------ RECORDS SHOWN

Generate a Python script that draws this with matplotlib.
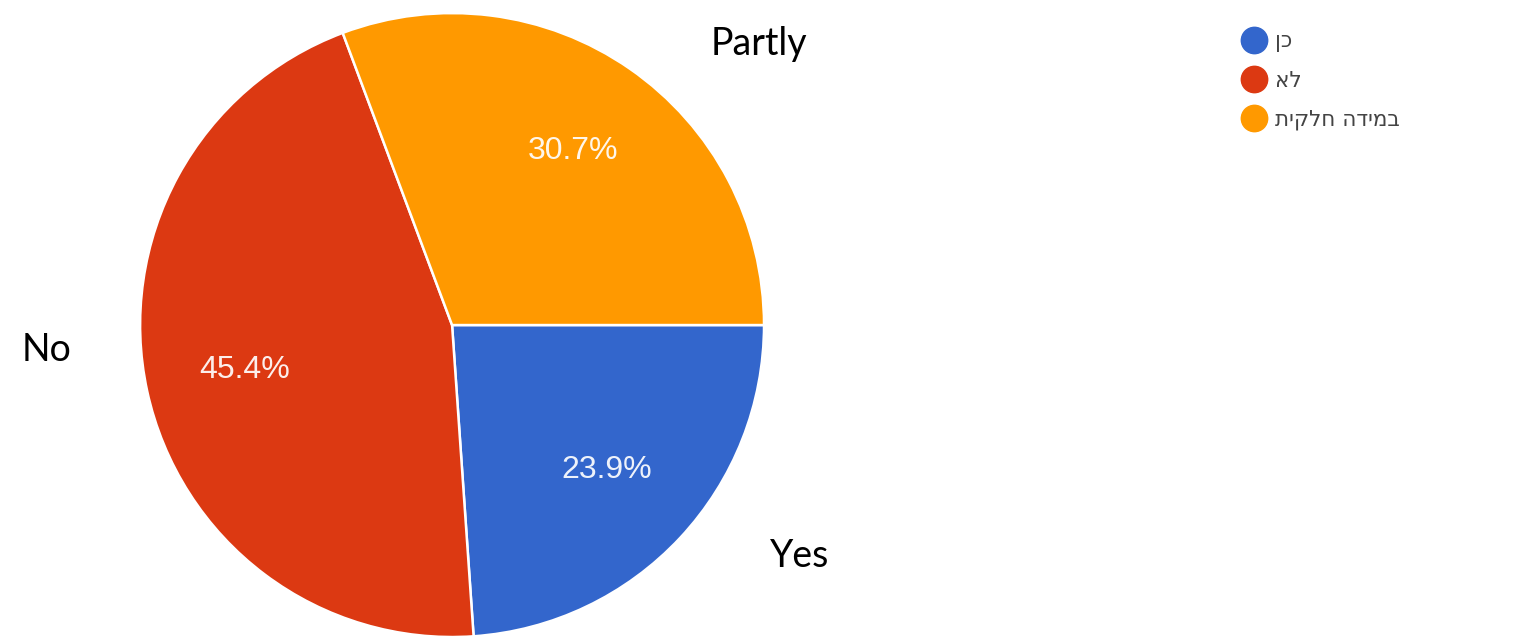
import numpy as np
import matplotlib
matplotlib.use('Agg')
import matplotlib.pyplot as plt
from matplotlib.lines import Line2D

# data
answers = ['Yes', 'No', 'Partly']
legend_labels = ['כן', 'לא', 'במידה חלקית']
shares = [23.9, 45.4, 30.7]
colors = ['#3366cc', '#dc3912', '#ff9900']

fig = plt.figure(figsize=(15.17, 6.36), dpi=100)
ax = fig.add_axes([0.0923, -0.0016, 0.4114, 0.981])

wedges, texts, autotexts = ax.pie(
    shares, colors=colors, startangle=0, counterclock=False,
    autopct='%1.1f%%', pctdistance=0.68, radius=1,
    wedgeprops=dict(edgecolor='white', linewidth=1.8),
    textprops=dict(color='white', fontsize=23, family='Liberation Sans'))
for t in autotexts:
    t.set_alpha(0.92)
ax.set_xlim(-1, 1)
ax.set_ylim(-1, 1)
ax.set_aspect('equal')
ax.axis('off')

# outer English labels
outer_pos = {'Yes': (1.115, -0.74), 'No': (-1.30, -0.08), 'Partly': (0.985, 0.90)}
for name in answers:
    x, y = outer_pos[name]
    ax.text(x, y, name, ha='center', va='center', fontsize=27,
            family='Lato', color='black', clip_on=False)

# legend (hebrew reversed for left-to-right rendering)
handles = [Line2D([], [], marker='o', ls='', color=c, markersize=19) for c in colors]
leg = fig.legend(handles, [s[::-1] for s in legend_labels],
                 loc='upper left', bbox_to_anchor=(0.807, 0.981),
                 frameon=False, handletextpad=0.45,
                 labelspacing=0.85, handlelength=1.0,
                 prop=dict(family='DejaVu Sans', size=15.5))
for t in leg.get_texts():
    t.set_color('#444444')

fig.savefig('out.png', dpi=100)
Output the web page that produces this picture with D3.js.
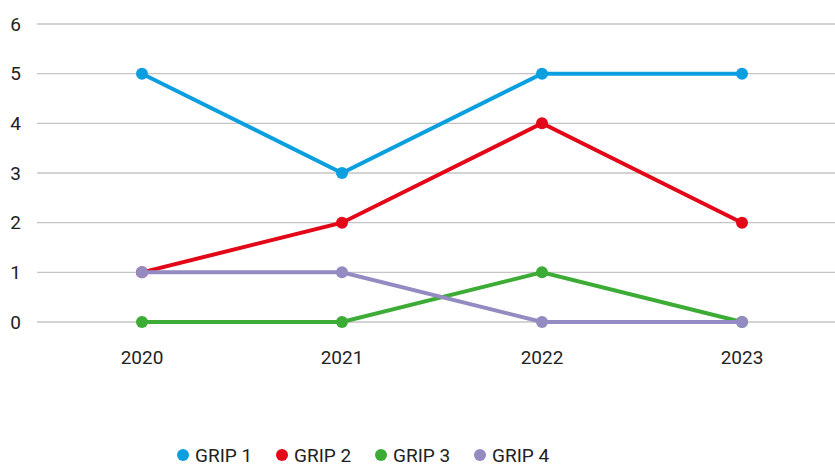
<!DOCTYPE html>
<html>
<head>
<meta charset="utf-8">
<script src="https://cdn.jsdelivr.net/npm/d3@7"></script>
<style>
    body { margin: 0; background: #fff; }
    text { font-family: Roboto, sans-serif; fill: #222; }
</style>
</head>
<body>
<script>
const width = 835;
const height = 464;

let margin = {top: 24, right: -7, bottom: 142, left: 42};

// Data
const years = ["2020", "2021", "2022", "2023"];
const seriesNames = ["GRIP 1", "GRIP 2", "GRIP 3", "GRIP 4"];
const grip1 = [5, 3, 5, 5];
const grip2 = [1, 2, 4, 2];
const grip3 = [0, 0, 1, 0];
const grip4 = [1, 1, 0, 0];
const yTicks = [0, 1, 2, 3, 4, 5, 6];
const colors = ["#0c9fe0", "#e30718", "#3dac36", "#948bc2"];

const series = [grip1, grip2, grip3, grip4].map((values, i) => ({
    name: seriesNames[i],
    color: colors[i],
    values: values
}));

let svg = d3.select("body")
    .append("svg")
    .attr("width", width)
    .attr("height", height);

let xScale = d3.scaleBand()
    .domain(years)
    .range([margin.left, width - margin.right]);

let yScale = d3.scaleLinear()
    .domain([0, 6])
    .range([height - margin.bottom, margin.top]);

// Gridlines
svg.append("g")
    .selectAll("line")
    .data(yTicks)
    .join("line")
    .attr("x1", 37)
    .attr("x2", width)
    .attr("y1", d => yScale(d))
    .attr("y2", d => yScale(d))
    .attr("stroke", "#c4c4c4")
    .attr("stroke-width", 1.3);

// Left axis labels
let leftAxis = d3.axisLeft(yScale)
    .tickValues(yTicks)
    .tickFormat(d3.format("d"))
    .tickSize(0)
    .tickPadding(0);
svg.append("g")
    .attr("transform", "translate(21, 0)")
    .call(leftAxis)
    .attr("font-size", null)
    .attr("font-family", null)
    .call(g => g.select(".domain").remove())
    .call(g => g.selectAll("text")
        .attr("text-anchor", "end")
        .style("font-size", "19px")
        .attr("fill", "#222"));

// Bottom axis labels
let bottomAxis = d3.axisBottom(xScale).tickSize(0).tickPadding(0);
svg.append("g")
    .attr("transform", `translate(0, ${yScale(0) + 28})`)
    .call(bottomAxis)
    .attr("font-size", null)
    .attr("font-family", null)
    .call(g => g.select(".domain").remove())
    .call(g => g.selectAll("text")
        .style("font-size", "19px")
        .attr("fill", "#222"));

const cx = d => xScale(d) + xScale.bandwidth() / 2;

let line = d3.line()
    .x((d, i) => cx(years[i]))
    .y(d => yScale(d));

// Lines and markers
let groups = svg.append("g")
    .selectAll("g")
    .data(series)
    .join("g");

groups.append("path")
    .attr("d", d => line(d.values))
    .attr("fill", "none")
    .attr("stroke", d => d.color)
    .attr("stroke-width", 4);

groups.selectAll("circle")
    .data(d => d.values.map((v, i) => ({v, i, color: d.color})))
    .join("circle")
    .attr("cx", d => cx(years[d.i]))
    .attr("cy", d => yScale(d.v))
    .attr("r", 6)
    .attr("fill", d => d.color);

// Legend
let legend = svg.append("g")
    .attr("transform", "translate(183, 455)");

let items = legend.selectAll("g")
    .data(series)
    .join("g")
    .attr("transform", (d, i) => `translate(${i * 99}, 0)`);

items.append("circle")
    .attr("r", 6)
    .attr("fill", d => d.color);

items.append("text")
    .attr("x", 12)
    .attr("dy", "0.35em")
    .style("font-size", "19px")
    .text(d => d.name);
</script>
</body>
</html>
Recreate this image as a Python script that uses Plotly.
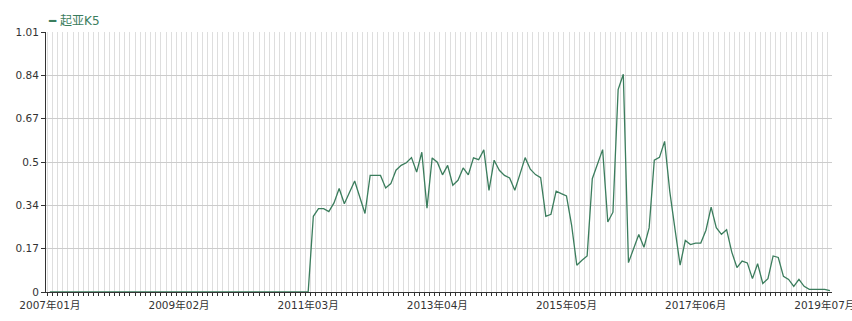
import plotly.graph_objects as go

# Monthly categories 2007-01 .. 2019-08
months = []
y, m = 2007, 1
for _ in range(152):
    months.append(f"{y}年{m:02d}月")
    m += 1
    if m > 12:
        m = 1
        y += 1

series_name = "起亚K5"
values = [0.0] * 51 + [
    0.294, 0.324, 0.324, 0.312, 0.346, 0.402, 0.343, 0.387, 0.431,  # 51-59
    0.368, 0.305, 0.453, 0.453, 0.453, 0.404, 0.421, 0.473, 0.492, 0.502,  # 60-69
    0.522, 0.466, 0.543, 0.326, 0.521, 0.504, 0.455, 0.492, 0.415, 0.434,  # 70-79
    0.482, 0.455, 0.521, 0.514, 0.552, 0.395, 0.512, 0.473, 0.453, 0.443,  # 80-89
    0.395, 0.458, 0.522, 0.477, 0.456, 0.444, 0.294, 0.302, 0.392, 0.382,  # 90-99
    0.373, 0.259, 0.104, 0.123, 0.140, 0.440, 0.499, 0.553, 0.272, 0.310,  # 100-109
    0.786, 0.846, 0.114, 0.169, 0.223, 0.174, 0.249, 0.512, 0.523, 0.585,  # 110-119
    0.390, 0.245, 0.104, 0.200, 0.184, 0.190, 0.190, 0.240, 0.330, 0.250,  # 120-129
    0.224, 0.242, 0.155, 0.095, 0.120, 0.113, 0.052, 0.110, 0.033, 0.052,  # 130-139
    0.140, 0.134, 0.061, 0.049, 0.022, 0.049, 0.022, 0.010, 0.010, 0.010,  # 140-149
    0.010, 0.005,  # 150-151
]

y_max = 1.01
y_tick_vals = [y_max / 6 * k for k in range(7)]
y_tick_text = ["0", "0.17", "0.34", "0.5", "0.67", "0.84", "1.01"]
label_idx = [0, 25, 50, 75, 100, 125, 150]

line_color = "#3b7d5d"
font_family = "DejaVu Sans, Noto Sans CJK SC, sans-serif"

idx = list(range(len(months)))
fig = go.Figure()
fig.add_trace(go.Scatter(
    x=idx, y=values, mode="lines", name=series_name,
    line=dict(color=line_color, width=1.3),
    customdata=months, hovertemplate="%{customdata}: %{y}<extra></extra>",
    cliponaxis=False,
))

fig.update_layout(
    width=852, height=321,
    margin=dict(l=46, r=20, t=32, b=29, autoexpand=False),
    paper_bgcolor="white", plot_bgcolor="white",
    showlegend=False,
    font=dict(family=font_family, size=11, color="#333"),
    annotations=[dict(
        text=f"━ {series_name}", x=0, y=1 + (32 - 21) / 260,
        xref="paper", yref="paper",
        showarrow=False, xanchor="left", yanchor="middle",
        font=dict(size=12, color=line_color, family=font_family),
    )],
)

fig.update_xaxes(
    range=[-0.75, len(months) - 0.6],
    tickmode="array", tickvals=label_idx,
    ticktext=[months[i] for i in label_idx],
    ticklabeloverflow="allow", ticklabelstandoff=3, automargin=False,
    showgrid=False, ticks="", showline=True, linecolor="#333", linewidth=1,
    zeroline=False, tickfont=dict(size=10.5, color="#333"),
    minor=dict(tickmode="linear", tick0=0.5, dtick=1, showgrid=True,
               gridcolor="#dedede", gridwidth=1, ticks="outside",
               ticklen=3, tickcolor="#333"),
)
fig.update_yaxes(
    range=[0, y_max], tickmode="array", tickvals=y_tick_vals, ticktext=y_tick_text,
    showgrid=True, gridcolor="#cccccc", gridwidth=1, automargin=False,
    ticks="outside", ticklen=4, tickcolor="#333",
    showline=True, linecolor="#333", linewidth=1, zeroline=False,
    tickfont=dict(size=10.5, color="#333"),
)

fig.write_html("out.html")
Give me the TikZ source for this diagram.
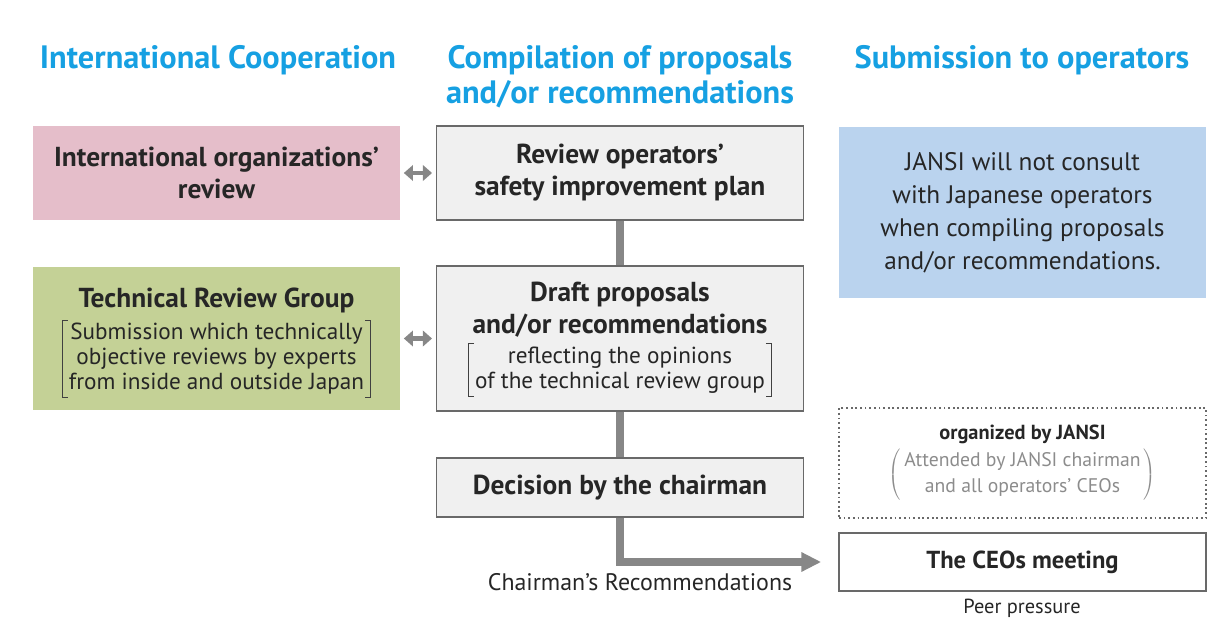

------------

THE PROBLEM: Set down exactly the lines above, from the line containing "Recreate this image" through the line containing "import plotly.graph_objects as go". Skip the pictures.

ANSWER TO THE TASK:
Recreate this image as a Python script that uses Plotly.
import plotly.graph_objects as go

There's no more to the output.